▶ [YOUR INSTRUCTIONS] Copy out the listing that follows, exact in every word, and skip the images.

-- DATA PROVIDED start --

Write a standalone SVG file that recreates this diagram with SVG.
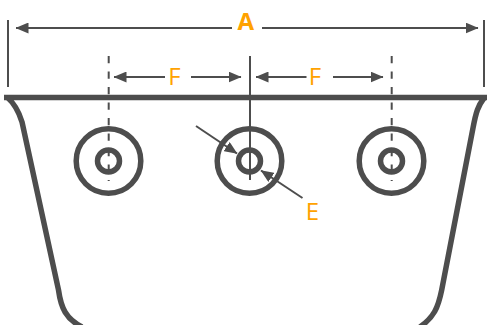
<svg xmlns="http://www.w3.org/2000/svg" width="487" height="325" viewBox="0 0 487 325">
<style>
.s{fill:none;stroke:#4d4d4d;stroke-width:5.500}
.outer{fill:none;stroke:#4d4d4d;stroke-width:5.500}
.inner{fill:none;stroke:#4d4d4d;stroke-width:5.500}
.d{stroke:#4d4d4d;stroke-width:2;fill:none}
.h{fill:#4d4d4d}
.t{font-family:"Open Sans","Noto Sans",sans-serif;fill:#ffa200;font-size:24px;text-anchor:middle}
</style>
<defs>
<marker id="a" viewBox="0 0 13 11" refX="12.500" refY="5.500" markerWidth="13" markerHeight="11" markerUnits="userSpaceOnUse" orient="auto"><path class="h" d="M0 0L13 5.500L0 11Z"/></marker>
</defs>
<g id="body"><path class="s" d="M4 97.500H487"/><path class="s" d="M7 97C15 104 19 112 22 122L58.500 290C61 308 66 319 82 327M484 98C478 106 476 112 473 128L441.700 290C438 308 434 317 420 327"/></g>
<g id="connectors">
<path class="d" d="M8 20V87M484 20V87"/>
<path class="d" stroke-width="2.400" d="M232 28H16" marker-end="url(#a)"/>
<path class="d" stroke-width="2.400" d="M262 28H478" marker-end="url(#a)"/>
<path class="d" d="M165 77H114" marker-end="url(#a)"/>
<path class="d" d="M191 77H241" marker-end="url(#a)"/>
<path class="d" d="M306.500 77H256" marker-end="url(#a)"/>
<path class="d" d="M333 77H383" marker-end="url(#a)"/>
<path class="d" d="M108.700 56V181M391.700 56V181" stroke-dasharray="7.300 8.200"/>
<path class="d" d="M250 56V180"/>
<path class="d" d="M196 126L237 153.500" marker-end="url(#a)"/>
<path class="d" d="M302.500 198L261 170.500" marker-end="url(#a)"/>
</g>
<g id="hole-left"><circle class="outer" cx="108.500" cy="161" r="32.300"/><circle class="inner" cx="108.500" cy="161" r="11"/></g>
<g id="hole-center"><circle class="outer" cx="249.500" cy="161" r="32.300"/><circle class="inner" cx="249.500" cy="161" r="11"/></g>
<g id="hole-right"><circle class="outer" cx="391.500" cy="161" r="32.300"/><circle class="inner" cx="391.500" cy="161" r="11"/></g>
<g id="labels">
<text class="t" x="245.800" y="30" font-weight="700">A</text>
<text class="t" x="174.500" y="85">F</text>
<text class="t" x="315" y="85">F</text>
<text class="t" x="312.500" y="220">E</text>
</g>
</svg>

-- DATA PROVIDED end --

▶ [EXPECTED OUTPUT]
Write a standalone SVG file that recreates this diagram with SVG.
<svg xmlns="http://www.w3.org/2000/svg" width="487" height="325" viewBox="0 0 487 325">
<style>
.s{fill:none;stroke:#4d4d4d;stroke-width:5.500}
.outer{fill:none;stroke:#4d4d4d;stroke-width:5.500}
.inner{fill:none;stroke:#4d4d4d;stroke-width:5.500}
.d{stroke:#4d4d4d;stroke-width:2;fill:none}
.h{fill:#4d4d4d}
.t{font-family:"Open Sans","Noto Sans",sans-serif;fill:#ffa200;font-size:24px;text-anchor:middle}
</style>
<defs>
<marker id="a" viewBox="0 0 13 11" refX="12.500" refY="5.500" markerWidth="13" markerHeight="11" markerUnits="userSpaceOnUse" orient="auto"><path class="h" d="M0 0L13 5.500L0 11Z"/></marker>
</defs>
<g id="body"><path class="s" d="M4 97.500H487"/><path class="s" d="M7 97C15 104 19 112 22 122L58.500 290C61 308 66 319 82 327M484 98C478 106 476 112 473 128L441.700 290C438 308 434 317 420 327"/></g>
<g id="connectors">
<path class="d" d="M8 20V87M484 20V87"/>
<path class="d" stroke-width="2.400" d="M232 28H16" marker-end="url(#a)"/>
<path class="d" stroke-width="2.400" d="M262 28H478" marker-end="url(#a)"/>
<path class="d" d="M165 77H114" marker-end="url(#a)"/>
<path class="d" d="M191 77H241" marker-end="url(#a)"/>
<path class="d" d="M306.500 77H256" marker-end="url(#a)"/>
<path class="d" d="M333 77H383" marker-end="url(#a)"/>
<path class="d" d="M108.700 56V181M391.700 56V181" stroke-dasharray="7.300 8.200"/>
<path class="d" d="M250 56V180"/>
<path class="d" d="M196 126L237 153.500" marker-end="url(#a)"/>
<path class="d" d="M302.500 198L261 170.500" marker-end="url(#a)"/>
</g>
<g id="hole-left"><circle class="outer" cx="108.500" cy="161" r="32.300"/><circle class="inner" cx="108.500" cy="161" r="11"/></g>
<g id="hole-center"><circle class="outer" cx="249.500" cy="161" r="32.300"/><circle class="inner" cx="249.500" cy="161" r="11"/></g>
<g id="hole-right"><circle class="outer" cx="391.500" cy="161" r="32.300"/><circle class="inner" cx="391.500" cy="161" r="11"/></g>
<g id="labels">
<text class="t" x="245.800" y="30" font-weight="700">A</text>
<text class="t" x="174.500" y="85">F</text>
<text class="t" x="315" y="85">F</text>
<text class="t" x="312.500" y="220">E</text>
</g>
</svg>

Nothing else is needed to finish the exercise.